Both House and Senate bills liberalized provisions under which disabled miners can qualify for black-lung benefits and established an industry-financed trust fund to pay the cost. These were not the main issues in the conference.
Instead, the conferees were hung up for weeks over the financial formula for the trust fund. And underlying this hangup was the welfare of the oil industry, which controls at least a fifth of the nation's coal production and has billions of tons of coal reserves in the West.
Long, the foremost congressional champion of oil interests, clung tenaciously to a formula that would have saved tens of millions of dollars for the Western producers among whom the oil companies are heavily represented.
His formula, drawn up by the Finance Committee, would have taxed coal on the basis of its heat content, measured in BTUs or British thermal units.
Since much of the Western coal is of low heat quality the burden of underwriting the liberalized black-lung benefits would fall most heavily on better quality Eastern coal.
The House, by contrast, had approved a formula taxing coal by the ton regardless of heat content, which would have put East and West on a more equal footing.
Perkins thought he had allies for the House version of the bill among Senate conferees from Eastern states, including Sens. Jennings Randolph (D.W. Va.) and Richard S. Schweiker (R-Pa.). But yesterday Randolph and Schweiker turned out to be more senators than Easterners.
Both men stuck with Long, and Perkins had to give ground. Under the compromise, the whole financing section was dropped from the benefits legislation. Long agreed to push through the Senate a separate financing bill that would not tax coal either by the ton or by heat content.
Instead, it would distinguish between deep-mined and strip-mined coal, with the latter being taxed the least.
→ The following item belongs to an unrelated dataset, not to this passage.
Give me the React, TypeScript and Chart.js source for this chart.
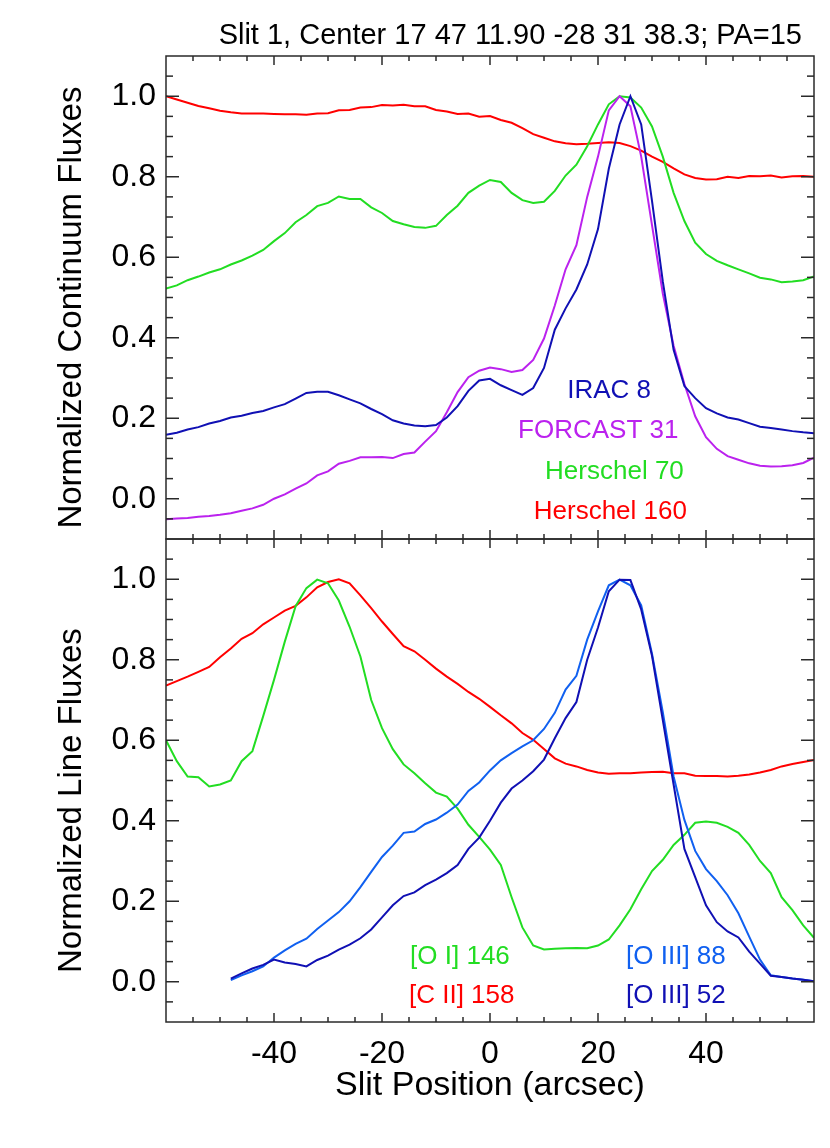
import React, { useEffect, useRef } from "react";
import { Chart, registerables } from "chart.js";

Chart.register(...registerables);

// ---------- data ----------
const TITLE = "Slit 1, Center 17 47 11.90 -28 31 38.3; PA=15";
const X_TITLE = "Slit Position (arcsec)";
const Y_TITLE_TOP = "Normalized Continuum Fluxes";
const Y_TITLE_BOT = "Normalized Line Fluxes";

const X = [
  -60, -58, -56, -54, -52, -50, -48, -46, -44, -42, -40, -38, -36, -34, -32, -30,
  -28, -26, -24, -22, -20, -18, -16, -14, -12, -10, -8, -6, -4, -2, 0, 2, 4, 6, 8,
  10, 12, 14, 16, 18, 20, 22, 24, 26, 28, 30, 32, 34, 36, 38, 40, 42, 44, 46, 48,
  50, 52, 54, 56, 58, 60,
];

// top panel (continuum)
const IRAC8 = [
  0.159, 0.164, 0.172, 0.178, 0.187, 0.193, 0.202, 0.206, 0.213, 0.218, 0.227,
  0.235, 0.249, 0.263, 0.266, 0.266, 0.257, 0.247, 0.237, 0.223, 0.21, 0.195,
  0.187, 0.182, 0.18, 0.183, 0.202, 0.23, 0.268, 0.294, 0.298, 0.282, 0.27, 0.258,
  0.275, 0.325, 0.42, 0.473, 0.52, 0.582, 0.67, 0.82, 0.93, 1.0, 0.93, 0.74, 0.54,
  0.37, 0.28, 0.25, 0.225, 0.212, 0.202, 0.197, 0.188, 0.179, 0.176, 0.172, 0.168,
  0.165, 0.163,
];
const FORCAST31 = [
  -0.051, -0.049, -0.048, -0.045, -0.043, -0.04, -0.036, -0.03, -0.024, -0.015, 0.0,
  0.011, 0.025, 0.038, 0.058, 0.068, 0.087, 0.094, 0.103, 0.103, 0.104, 0.101,
  0.111, 0.115, 0.142, 0.168, 0.215, 0.265, 0.302, 0.318, 0.326, 0.322, 0.315,
  0.32, 0.345, 0.398, 0.48, 0.57, 0.63, 0.75, 0.85, 0.965, 1.0, 0.975, 0.85, 0.68,
  0.51, 0.38, 0.285, 0.205, 0.153, 0.124, 0.106, 0.097, 0.088, 0.082, 0.08, 0.081,
  0.083, 0.089, 0.102,
];
const HERSCHEL70 = [
  0.522, 0.53, 0.543, 0.552, 0.562, 0.57, 0.582, 0.592, 0.604, 0.618, 0.64, 0.66,
  0.687, 0.705, 0.727, 0.735, 0.751, 0.745, 0.745, 0.724, 0.71, 0.69, 0.682, 0.675,
  0.673, 0.678, 0.705, 0.728, 0.76, 0.778, 0.792, 0.787, 0.76, 0.742, 0.735, 0.738,
  0.765, 0.803, 0.83, 0.876, 0.93, 0.98, 1.0, 0.997, 0.972, 0.925, 0.85, 0.76, 0.69,
  0.636, 0.608, 0.591, 0.58, 0.57, 0.56, 0.549, 0.545, 0.538, 0.54, 0.543, 0.552,
];
const HERSCHEL160 = [
  1.0, 0.992, 0.984, 0.976, 0.97, 0.964, 0.96, 0.957, 0.957, 0.957, 0.956, 0.955,
  0.955, 0.954, 0.957, 0.958, 0.965, 0.966, 0.972, 0.973, 0.978, 0.977, 0.979,
  0.975, 0.975, 0.966, 0.962, 0.956, 0.957, 0.949, 0.951, 0.941, 0.934, 0.921,
  0.906, 0.897, 0.888, 0.883, 0.881, 0.882, 0.884, 0.886, 0.884, 0.876, 0.865,
  0.85, 0.837, 0.821, 0.806, 0.797, 0.793, 0.794, 0.8, 0.797, 0.802, 0.801, 0.803,
  0.798, 0.801, 0.802, 0.8,
];

// bottom panel (lines)
const OI146 = [
  0.6, 0.548, 0.51, 0.508, 0.485, 0.49, 0.5, 0.548, 0.573, 0.66, 0.75, 0.845, 0.933,
  0.978, 0.999, 0.99, 0.947, 0.882, 0.808, 0.7, 0.63, 0.578, 0.54, 0.518, 0.493,
  0.47, 0.46, 0.43, 0.39, 0.36, 0.328, 0.29, 0.21, 0.135, 0.09, 0.08, 0.082,
  0.083, 0.084, 0.083, 0.09, 0.105, 0.14, 0.18, 0.23, 0.275, 0.303, 0.34, 0.365,
  0.395, 0.398, 0.395, 0.385, 0.37, 0.34, 0.3, 0.27, 0.21, 0.178, 0.14, 0.109,
];
const CII158 = [
  0.736, 0.747, 0.758, 0.77, 0.782, 0.806, 0.828, 0.852, 0.866, 0.888, 0.905,
  0.922, 0.934, 0.955, 0.98, 0.993, 1.0, 0.99, 0.96, 0.928, 0.895, 0.864, 0.834,
  0.821, 0.8, 0.778, 0.758, 0.74, 0.72, 0.703, 0.683, 0.662, 0.642, 0.618, 0.601,
  0.578, 0.555, 0.542, 0.535, 0.526, 0.52, 0.517, 0.518, 0.518, 0.52, 0.521, 0.522,
  0.518, 0.518, 0.512, 0.511, 0.511, 0.51, 0.512, 0.515, 0.52, 0.526, 0.535, 0.541,
  0.546, 0.551,
];
const OIII88 = [
  null, null, null, null, null, null, 0.004, 0.016, 0.026, 0.038, 0.06, 0.078,
  0.094, 0.107, 0.131, 0.152, 0.173, 0.2, 0.235, 0.273, 0.31, 0.338, 0.37, 0.373,
  0.392, 0.403, 0.42, 0.44, 0.474, 0.495, 0.525, 0.55, 0.568, 0.585, 0.6, 0.628,
  0.668, 0.726, 0.76, 0.85, 0.92, 0.985, 0.999, 0.985, 0.935, 0.815, 0.67, 0.51,
  0.402, 0.325, 0.28, 0.25, 0.215, 0.17, 0.112, 0.055, 0.016, 0.012, 0.008, 0.005,
  0.001,
];
const OIII52 = [
  null, null, null, null, null, null, 0.008, 0.021, 0.033, 0.042, 0.055, 0.048,
  0.044, 0.038, 0.054, 0.065, 0.08, 0.092, 0.108, 0.13, 0.16, 0.19, 0.213, 0.222,
  0.24, 0.254, 0.27, 0.29, 0.33, 0.358, 0.4, 0.445, 0.48, 0.5, 0.523, 0.552, 0.605,
  0.655, 0.695, 0.8, 0.88, 0.97, 0.999, 0.998, 0.925, 0.81, 0.65, 0.49, 0.33, 0.26,
  0.19, 0.148, 0.125, 0.11, 0.075, 0.045, 0.015, 0.012, 0.008, 0.005, 0.001,
];

// ticks
const X_TICKS = [-40, -20, 0, 20, 40];
const X_MINOR = [
  -55, -50, -45, -40, -35, -30, -25, -20, -15, -10, -5, 0, 5, 10, 15, 20, 25, 30,
  35, 40, 45, 50, 55,
];
const Y_TICKS = [0.0, 0.2, 0.4, 0.6, 0.8, 1.0];
const Y_MINOR = [
  -0.05, 0.0, 0.05, 0.1, 0.15, 0.2, 0.25, 0.3, 0.35, 0.4, 0.45, 0.5, 0.55, 0.6,
  0.65, 0.7, 0.75, 0.8, 0.85, 0.9, 0.95, 1.0, 1.05,
];

// in-plot series labels
const LABELS_TOP = ["IRAC 8", "FORCAST 31", "Herschel 70", "Herschel 160"];
const LABELS_TOP_X = [14.3, 5.2, 10.2, 8.1];
const LABELS_TOP_Y = [0.25, 0.15, 0.05, -0.05];
const LABELS_BOT = ["[O I] 146", "[C II] 158", "[O III] 88", "[O III] 52"];
const LABELS_BOT_X = [-14.8, -15.0, 25.2, 25.2];
const LABELS_BOT_Y = [0.045, -0.052, 0.045, -0.052];

// ---------- style ----------
const FONT = "'Liberation Sans', Arial, Helvetica, sans-serif";
const C_RED = "#ff0000";
const C_GREEN = "#22dd22";
const C_NAVY = "#1010b4";
const C_MAGENTA = "#bb22ee";
const C_BLUE = "#1060f0";
const AXIS_COLOR = "#2a2a2a";
const TOP_COLORS = [C_NAVY, C_MAGENTA, C_GREEN, C_RED];
const BOT_COLORS = [C_GREEN, C_RED, C_BLUE, C_NAVY];

function pts(arr: (number | null)[]) {
  const out: { x: number; y: number }[] = [];
  arr.forEach((v, i) => {
    if (v !== null) out.push({ x: X[i], y: v });
  });
  return out;
}

function ds(label: string, arr: (number | null)[], color: string, axis: string) {
  return {
    label,
    data: pts(arr),
    borderColor: color,
    backgroundColor: color,
    borderWidth: 2,
    pointRadius: 0,
    tension: 0,
    fill: false,
    yAxisID: axis,
  };
}

const framePlugin = {
  id: "idlFrame",
  afterDraw(chart: any) {
    const ctx = chart.ctx as CanvasRenderingContext2D;
    const xs = chart.scales.x;
    const yTop = chart.scales.yTop;
    const yBot = chart.scales.yBot;
    const L = xs.left;
    const R = xs.right;
    ctx.save();
    ctx.strokeStyle = AXIS_COLOR;
    ctx.lineWidth = 1.5;
    const line = (x1: number, y1: number, x2: number, y2: number) => {
      ctx.beginPath();
      ctx.moveTo(x1, y1);
      ctx.lineTo(x2, y2);
      ctx.stroke();
    };
    for (const ys of [yTop, yBot]) {
      const T = ys.top;
      const B = ys.bottom;
      ctx.strokeRect(L, T, R - L, B - T);
      for (const v of X_MINOR) {
        const px = xs.getPixelForValue(v);
        const major = X_TICKS.some((t) => Math.abs(t - v) < 1e-6);
        const len = major ? 9 : 5;
        line(px, B, px, B - len);
        line(px, T, px, T + len);
      }
      for (const v of Y_MINOR) {
        const py = ys.getPixelForValue(v);
        const major = Y_TICKS.some((t) => Math.abs(t - v) < 1e-6);
        const len = major ? 13 : 7;
        line(L, py, L + len, py);
        line(R, py, R - len, py);
      }
    }

    // title
    ctx.fillStyle = "#000";
    ctx.font = `29px ${FONT}`;
    ctx.textAlign = "right";
    ctx.textBaseline = "alphabetic";
    ctx.fillText(TITLE, R - 12, yTop.top - 12);

    // x title
    ctx.font = `34px ${FONT}`;
    ctx.textAlign = "center";
    ctx.fillText(X_TITLE, (L + R) / 2, xs.bottom - 53);

    // y titles
    const yTitle = (text: string, cy: number) => {
      ctx.save();
      ctx.translate(81, cy);
      ctx.rotate(-Math.PI / 2);
      ctx.textAlign = "center";
      ctx.textBaseline = "alphabetic";
      ctx.font = `33px ${FONT}`;
      ctx.fillText(text, 0, 0);
      ctx.restore();
    };
    yTitle(Y_TITLE_TOP, yTop.getPixelForValue(0.475));
    yTitle(Y_TITLE_BOT, yBot.getPixelForValue(0.45));

    // series labels
    ctx.font = `26px ${FONT}`;
    ctx.textAlign = "left";
    ctx.textBaseline = "alphabetic";
    LABELS_TOP.forEach((t, i) => {
      ctx.fillStyle = TOP_COLORS[i];
      ctx.fillText(t, xs.getPixelForValue(LABELS_TOP_X[i]), yTop.getPixelForValue(LABELS_TOP_Y[i]));
    });
    LABELS_BOT.forEach((t, i) => {
      ctx.fillStyle = BOT_COLORS[i];
      ctx.fillText(t, xs.getPixelForValue(LABELS_BOT_X[i]), yBot.getPixelForValue(LABELS_BOT_Y[i]));
    });
    ctx.restore();
  },
};

function yScale(stackWeight: number) {
  return {
    type: "linear" as const,
    position: "left" as const,
    stack: "panels",
    stackWeight,
    offset: false,
    min: -0.1,
    max: 1.1,
    afterBuildTicks: (s: any) => {
      s.ticks = Y_TICKS.map((v) => ({ value: v }));
    },
    afterFit: (s: any) => {
      s.width = 166;
    },
    ticks: {
      color: "#000",
      font: { family: FONT, size: 32 },
      padding: 10,
      callback: (v: any) => Number(v).toFixed(1),
    },
    grid: { display: false, drawTicks: false },
    border: { display: false },
  };
}

export default function App() {
  const ref = useRef<HTMLCanvasElement | null>(null);
  useEffect(() => {
    if (!ref.current) return;
    const chart = new Chart(ref.current, {
      type: "line",
      data: {
        datasets: [
          ds("IRAC 8", IRAC8, C_NAVY, "yTop"),
          ds("FORCAST 31", FORCAST31, C_MAGENTA, "yTop"),
          ds("Herschel 70", HERSCHEL70, C_GREEN, "yTop"),
          ds("Herschel 160", HERSCHEL160, C_RED, "yTop"),
          ds("[O III] 52", OIII52, C_NAVY, "yBot"),
          ds("[O III] 88", OIII88, C_BLUE, "yBot"),
          ds("[O I] 146", OI146, C_GREEN, "yBot"),
          ds("[C II] 158", CII158, C_RED, "yBot"),
        ],
      },
      options: {
        responsive: false,
        animation: false,
        devicePixelRatio: 1,
        events: [],
        layout: { padding: { left: 0, top: 56, right: 16, bottom: 0 } },
        plugins: { legend: { display: false }, tooltip: { enabled: false }, title: { display: false } },
        scales: {
          x: {
            type: "linear",
            position: "bottom",
            min: -60,
            max: 60,
            afterBuildTicks: (s: any) => {
              s.ticks = X_TICKS.map((v) => ({ value: v }));
            },
            afterFit: (s: any) => {
              s.height = 126;
            },
            ticks: {
              color: "#000",
              font: { family: FONT, size: 32 },
              padding: 13,
              maxRotation: 0,
              callback: (v: any) => String(v),
            },
            grid: { display: false, drawTicks: false },
            border: { display: false },
          },
          yBot: yScale(1),
          yTop: yScale(1),
        },
      } as any,
      plugins: [framePlugin],
    });
    return () => chart.destroy();
  }, []);
  return (
    <div style={{ position: "fixed", left: 0, top: 0, width: 830, height: 1148, background: "#fff" }}>
      <canvas ref={ref} width={830} height={1148} style={{ width: 830, height: 1148 }} />
    </div>
  );
}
It was not lost on anyone in the conference room that by far the largest part of Western coal comes from strip mines, while in the East there is more underground mining. Thus the West would win under Long's new formula just as it did in the old.
The compromise sets a tax of 50 cents per ton on deep-mined coal and 25 cents per ton on strip-mined coal. At last year's national production total of 675 million tons such a tax would have raised about $240 million - an amount Perkins later said he felt would be adequate to underwriter the trust fund.
Last night's agreement was left subject to Long's ability to move the separate financing package through the Senate as a rider to another revenue bill. Perkins recessed, rather than adjourned, the conference saying he would reconvene if the Senate did not act within 60 days.
"We didn't give too much away," Perkins said. But he conceded that he was "surprised" when faced yesterday with the quickly eroding support of his presumed allies.
Under the approach to which Long had held for months, some to the principal beneficiaries of the plan would have been Exxon, which has some 11 billion tons in reserve. Standard Oil of California, Sun Oil, Atlantic Richfield, and Kerr-McGee all heavyweights in the Western coal reserves.
To a lesser degree, the Long proposal would have helped Amax, partially owned by Standard of California, and the coal division of Ashland Oil, both of which have large reserves in Wyoming. In each instance the oil company's coal mining sisters expect to mine the largest amount of their reserves by stripping.
In the East, where underground mining is more prevalent, several oil controlled mining firms would not have benefited from the Long approach. They include Consolidation Coal, owned by Continental Oil; Island Creek Coal, owned by Occidental Petroleum and Old Ben Coal, controlled by Standard Oil of Ohio.